◆ **TASK REQUIREMENTS**: Omit every picture and output the rest of the records exactly as they are.

◆ **INPUT ROWS**:
╔══

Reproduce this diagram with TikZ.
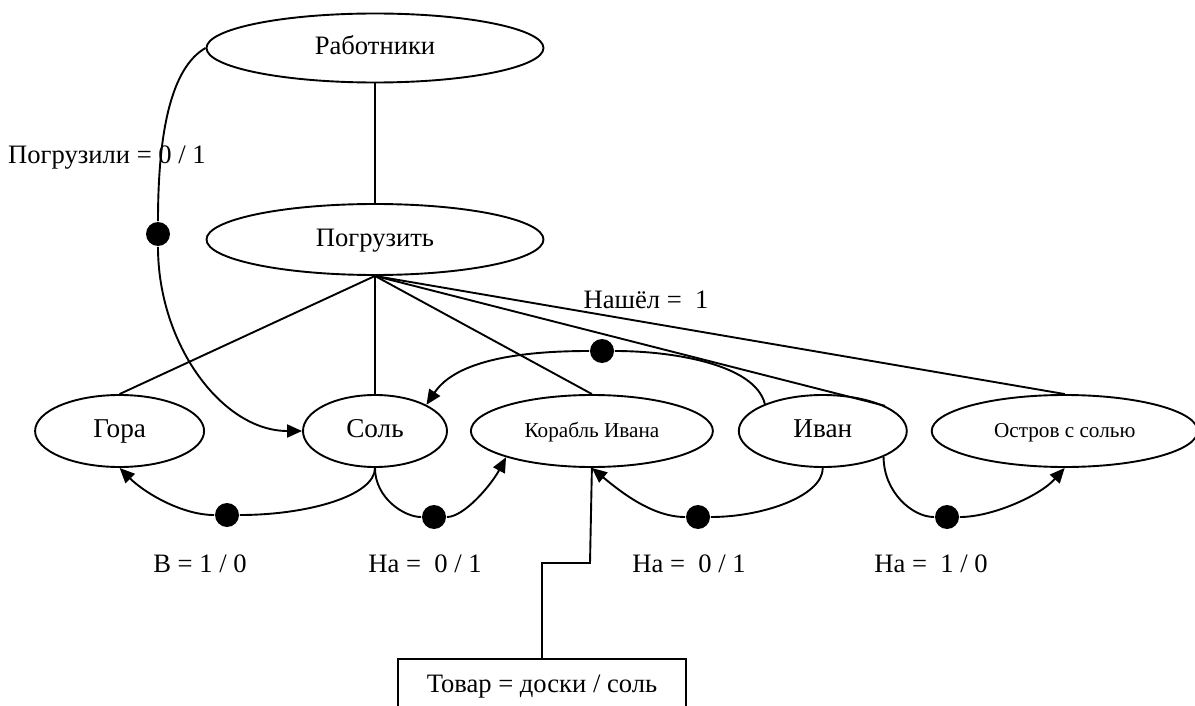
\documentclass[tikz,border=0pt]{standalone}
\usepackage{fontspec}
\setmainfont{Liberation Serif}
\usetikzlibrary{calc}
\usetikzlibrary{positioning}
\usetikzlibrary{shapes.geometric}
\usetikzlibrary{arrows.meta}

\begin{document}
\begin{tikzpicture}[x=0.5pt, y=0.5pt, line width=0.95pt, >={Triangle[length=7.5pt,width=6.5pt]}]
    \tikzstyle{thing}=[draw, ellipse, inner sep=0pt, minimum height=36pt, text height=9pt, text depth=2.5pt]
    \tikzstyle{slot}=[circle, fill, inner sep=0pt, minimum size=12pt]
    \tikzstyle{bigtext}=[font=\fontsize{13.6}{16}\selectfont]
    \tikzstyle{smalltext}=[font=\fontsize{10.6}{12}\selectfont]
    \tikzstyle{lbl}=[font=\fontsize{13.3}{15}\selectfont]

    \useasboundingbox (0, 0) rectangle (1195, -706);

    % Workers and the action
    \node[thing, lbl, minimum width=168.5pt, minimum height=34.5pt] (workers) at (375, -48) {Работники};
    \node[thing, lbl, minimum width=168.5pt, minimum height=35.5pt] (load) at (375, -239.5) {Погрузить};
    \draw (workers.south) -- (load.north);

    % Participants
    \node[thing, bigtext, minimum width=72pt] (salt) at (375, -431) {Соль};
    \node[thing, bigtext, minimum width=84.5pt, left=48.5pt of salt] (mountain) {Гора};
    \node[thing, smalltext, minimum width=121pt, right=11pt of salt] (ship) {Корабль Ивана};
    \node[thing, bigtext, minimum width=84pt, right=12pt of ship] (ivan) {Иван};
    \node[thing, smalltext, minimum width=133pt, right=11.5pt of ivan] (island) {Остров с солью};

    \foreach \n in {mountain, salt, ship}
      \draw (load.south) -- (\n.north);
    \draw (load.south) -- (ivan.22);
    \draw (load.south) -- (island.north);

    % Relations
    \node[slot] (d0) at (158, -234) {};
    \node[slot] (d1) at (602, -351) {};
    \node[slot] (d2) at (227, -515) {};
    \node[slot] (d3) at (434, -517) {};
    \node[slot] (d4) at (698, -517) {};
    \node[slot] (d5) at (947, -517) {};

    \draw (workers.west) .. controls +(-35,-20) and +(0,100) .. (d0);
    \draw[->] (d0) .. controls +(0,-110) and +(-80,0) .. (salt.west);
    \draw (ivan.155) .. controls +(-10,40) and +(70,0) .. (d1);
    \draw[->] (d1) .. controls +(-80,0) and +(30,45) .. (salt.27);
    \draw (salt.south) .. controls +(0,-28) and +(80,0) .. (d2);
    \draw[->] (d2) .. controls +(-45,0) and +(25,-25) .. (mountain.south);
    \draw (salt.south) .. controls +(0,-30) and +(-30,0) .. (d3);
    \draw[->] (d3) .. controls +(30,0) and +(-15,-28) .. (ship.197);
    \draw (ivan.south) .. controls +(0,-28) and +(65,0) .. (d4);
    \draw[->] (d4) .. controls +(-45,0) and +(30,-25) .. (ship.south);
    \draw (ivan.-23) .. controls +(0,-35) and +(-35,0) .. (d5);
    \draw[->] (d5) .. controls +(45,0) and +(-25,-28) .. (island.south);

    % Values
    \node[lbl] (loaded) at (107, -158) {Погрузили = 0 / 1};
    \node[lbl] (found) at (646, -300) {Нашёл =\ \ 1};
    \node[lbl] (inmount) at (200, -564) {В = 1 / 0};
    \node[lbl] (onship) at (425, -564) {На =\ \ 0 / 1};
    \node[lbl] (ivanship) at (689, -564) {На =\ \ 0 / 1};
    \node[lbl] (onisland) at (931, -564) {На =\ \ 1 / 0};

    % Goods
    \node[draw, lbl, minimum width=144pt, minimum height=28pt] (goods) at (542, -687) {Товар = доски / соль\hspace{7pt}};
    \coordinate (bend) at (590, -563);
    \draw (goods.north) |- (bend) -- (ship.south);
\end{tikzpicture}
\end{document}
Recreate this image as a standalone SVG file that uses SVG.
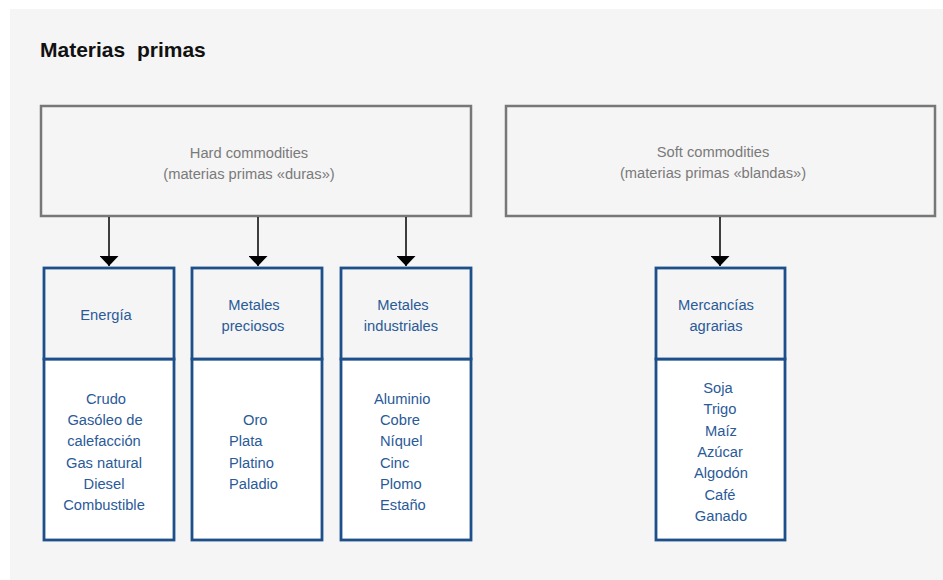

╚══

◆ **SOLUTION BELOW**:
Reproduce this diagram with TikZ.
\documentclass[tikz,border=0pt]{standalone}
\usepackage{fontspec}
\setmainfont{Liberation Serif}
\usetikzlibrary{calc}
\usetikzlibrary{positioning}
\usetikzlibrary{shapes.geometric}
\usetikzlibrary{arrows.meta}

\begin{document}
\begin{tikzpicture}[x=0.5pt, y=0.5pt, line width=0.95pt, >={Triangle[length=7.5pt,width=6.5pt]}]
    \tikzstyle{thing}=[draw, ellipse, inner sep=0pt, minimum height=36pt, text height=9pt, text depth=2.5pt]
    \tikzstyle{slot}=[circle, fill, inner sep=0pt, minimum size=12pt]
    \tikzstyle{bigtext}=[font=\fontsize{13.6}{16}\selectfont]
    \tikzstyle{smalltext}=[font=\fontsize{10.6}{12}\selectfont]
    \tikzstyle{lbl}=[font=\fontsize{13.3}{15}\selectfont]

    \useasboundingbox (0, 0) rectangle (1195, -706);

    % Workers and the action
    \node[thing, lbl, minimum width=168.5pt, minimum height=34.5pt] (workers) at (375, -48) {Работники};
    \node[thing, lbl, minimum width=168.5pt, minimum height=35.5pt] (load) at (375, -239.5) {Погрузить};
    \draw (workers.south) -- (load.north);

    % Participants
    \node[thing, bigtext, minimum width=72pt] (salt) at (375, -431) {Соль};
    \node[thing, bigtext, minimum width=84.5pt, left=48.5pt of salt] (mountain) {Гора};
    \node[thing, smalltext, minimum width=121pt, right=11pt of salt] (ship) {Корабль Ивана};
    \node[thing, bigtext, minimum width=84pt, right=12pt of ship] (ivan) {Иван};
    \node[thing, smalltext, minimum width=133pt, right=11.5pt of ivan] (island) {Остров с солью};

    \foreach \n in {mountain, salt, ship}
      \draw (load.south) -- (\n.north);
    \draw (load.south) -- (ivan.22);
    \draw (load.south) -- (island.north);

    % Relations
    \node[slot] (d0) at (158, -234) {};
    \node[slot] (d1) at (602, -351) {};
    \node[slot] (d2) at (227, -515) {};
    \node[slot] (d3) at (434, -517) {};
    \node[slot] (d4) at (698, -517) {};
    \node[slot] (d5) at (947, -517) {};

    \draw (workers.west) .. controls +(-35,-20) and +(0,100) .. (d0);
    \draw[->] (d0) .. controls +(0,-110) and +(-80,0) .. (salt.west);
    \draw (ivan.155) .. controls +(-10,40) and +(70,0) .. (d1);
    \draw[->] (d1) .. controls +(-80,0) and +(30,45) .. (salt.27);
    \draw (salt.south) .. controls +(0,-28) and +(80,0) .. (d2);
    \draw[->] (d2) .. controls +(-45,0) and +(25,-25) .. (mountain.south);
    \draw (salt.south) .. controls +(0,-30) and +(-30,0) .. (d3);
    \draw[->] (d3) .. controls +(30,0) and +(-15,-28) .. (ship.197);
    \draw (ivan.south) .. controls +(0,-28) and +(65,0) .. (d4);
    \draw[->] (d4) .. controls +(-45,0) and +(30,-25) .. (ship.south);
    \draw (ivan.-23) .. controls +(0,-35) and +(-35,0) .. (d5);
    \draw[->] (d5) .. controls +(45,0) and +(-25,-28) .. (island.south);

    % Values
    \node[lbl] (loaded) at (107, -158) {Погрузили = 0 / 1};
    \node[lbl] (found) at (646, -300) {Нашёл =\ \ 1};
    \node[lbl] (inmount) at (200, -564) {В = 1 / 0};
    \node[lbl] (onship) at (425, -564) {На =\ \ 0 / 1};
    \node[lbl] (ivanship) at (689, -564) {На =\ \ 0 / 1};
    \node[lbl] (onisland) at (931, -564) {На =\ \ 1 / 0};

    % Goods
    \node[draw, lbl, minimum width=144pt, minimum height=28pt] (goods) at (542, -687) {Товар = доски / соль\hspace{7pt}};
    \coordinate (bend) at (590, -563);
    \draw (goods.north) |- (bend) -- (ship.south);
\end{tikzpicture}
\end{document}
Recreate this image as a standalone SVG file that uses SVG.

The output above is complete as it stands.